Nel tranquillo paesino di Travenì all’improvviso accadono eventi sanguinosi: il ritrovamento di un cadavere, di corpi scarnificati, di animali morti lasciati sull’uscio di casa e il rapimento di un neonato. A occuparsi del caso viene incaricata Teresa Battaglia, un commissario specializzato in profiling.
Con Fiori sopra l’inferno Ilaria Tuti approda nel mondo del thriller made in Italy dando vita a un personaggio che non ha nulla della bella e aitante eroina, un personaggio che tuttavia conquista per la sua umanità: ha un punto debole e fa di tutto affinché i suoi colleghi non lo scoprano.
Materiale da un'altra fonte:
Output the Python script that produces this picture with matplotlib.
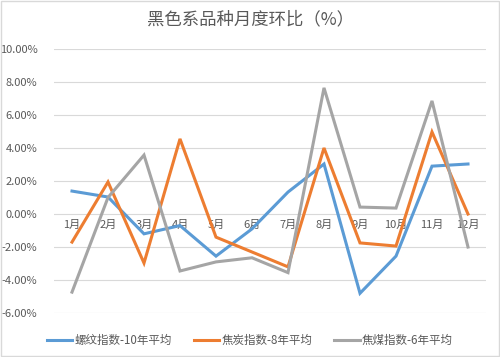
import matplotlib
matplotlib.use("Agg")
import matplotlib.pyplot as plt
from matplotlib.ticker import FuncFormatter

plt.rcParams['font.family'] = ['Noto Sans CJK SC', 'DejaVu Sans']

# データ
months = ["1月", "2月", "3月", "4月", "5月", "6月", "7月", "8月", "9月", "10月", "11月", "12月"]
rebar = [1.39, 1.03, -1.2, -0.7, -2.55, -0.9, 1.33, 3.03, -4.8, -2.55, 2.9, 3.03]
coke = [-1.7, 1.94, -2.97, 4.55, -1.4, -2.3, -3.2, 4.0, -1.75, -1.94, 4.97, 0.0]
coking_coal = [-4.73, 1.0, 3.57, -3.45, -2.9, -2.65, -3.55, 7.64, 0.42, 0.36, 6.85, -2.0]
series_names = ["螺纹指数-10年平均", "焦炭指数-8年平均", "焦煤指数-6年平均"]
colors = ["#5B9BD5", "#ED7D31", "#A5A5A5"]
text_color = "#595959"

fig = plt.figure(figsize=(5, 3.57), dpi=100)
ax = fig.add_axes([0.108, 0.123, 0.864, 0.74])

x = list(range(len(months)))
for vals, name, c in zip([rebar, coke, coking_coal], series_names, colors):
    ax.plot(x, vals, color=c, linewidth=2.2, label=name, solid_joinstyle="miter")

ax.set_xlim(-0.5, 11.5)
ax.set_ylim(-6, 10)
ax.set_yticks(range(-6, 11, 2))
ax.yaxis.set_major_formatter(FuncFormatter(lambda v, p: f"{v:.2f}%"))
ax.grid(axis="y", color="#D9D9D9", linewidth=0.8)
ax.set_axisbelow(True)

# X軸は0の位置
ax.spines["bottom"].set_position(("data", 0))
ax.spines["bottom"].set_visible(False)
for s in ["left", "right", "top"]:
    ax.spines[s].set_visible(False)
ax.set_xticks(x)
ax.set_xticklabels(months)
ax.tick_params(axis="x", length=0, pad=4, labelsize=8, labelcolor=text_color)
ax.tick_params(axis="y", length=0, pad=12, labelsize=8, labelcolor=text_color)

fig.suptitle("黑色系品种月度环比（%）", x=0.5, y=0.97, fontsize=12.5, color=text_color)

fig.legend(loc="lower center", bbox_to_anchor=(0.5, 0.0), ncol=3, frameon=False,
           fontsize=8.3, labelcolor=text_color, handlelength=2.2, handletextpad=0.2,
           columnspacing=1.9)

# 外枠
fig.patches.append(plt.Rectangle((0.002, 0.002), 0.996, 0.996, transform=fig.transFigure,
                                 fill=False, edgecolor="#D9D9D9", linewidth=1))

fig.savefig("out.png", dpi=100)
Il commissario Teresa Battaglia è una donna intuitiva, forte, che non si arrende al cedimento del suo corpo non più giovanissimo, e che solo di tanto in tanto lascia trasparire il suo lato più sensibile davanti ai suoi uomini. Il suo spiccato intuito la porta a leggere nella mente dell’assassino, a scovare il marcio che si annida in lui e che lo rende un mostro.
«Qualcuno prima o poi dovrà spiegarmi che cos’è un mostro» disse. «Li chiamiamo così, ma intanto restiamo a guardare, non riusciamo a cambiare canale perché sappiamo che sono come noi: umani. È questo che ci cattura, il riconoscere una parte di loro in noi.»
Ilaria Tuti dimostra una spiccata propensione per le descrizioni ambientali che calano il lettore in un’atmosfera affascinante ma allo stesso tempo inquietante. Paesaggi innevati e macchia alpina si tingono del sangue delle vittime ritrovate nella boscaglia.
Se in Ninfa dormiente avevo trovato la vena descrittiva eccessiva e stucchevole tanto da compromettere il ritmo della narrazione, in questo Fiori sopra l’inferno è ben calibrata e fa da cornice senza sovrastare il racconto.
Un thriller che tutto sommato non ha niente da invidiare ai più popolari romanzi d’Oltralpe e che per di più fa riferimento a una vicenda di maltrattamento neonatale realmente accaduta (e quella sì, da brivido!).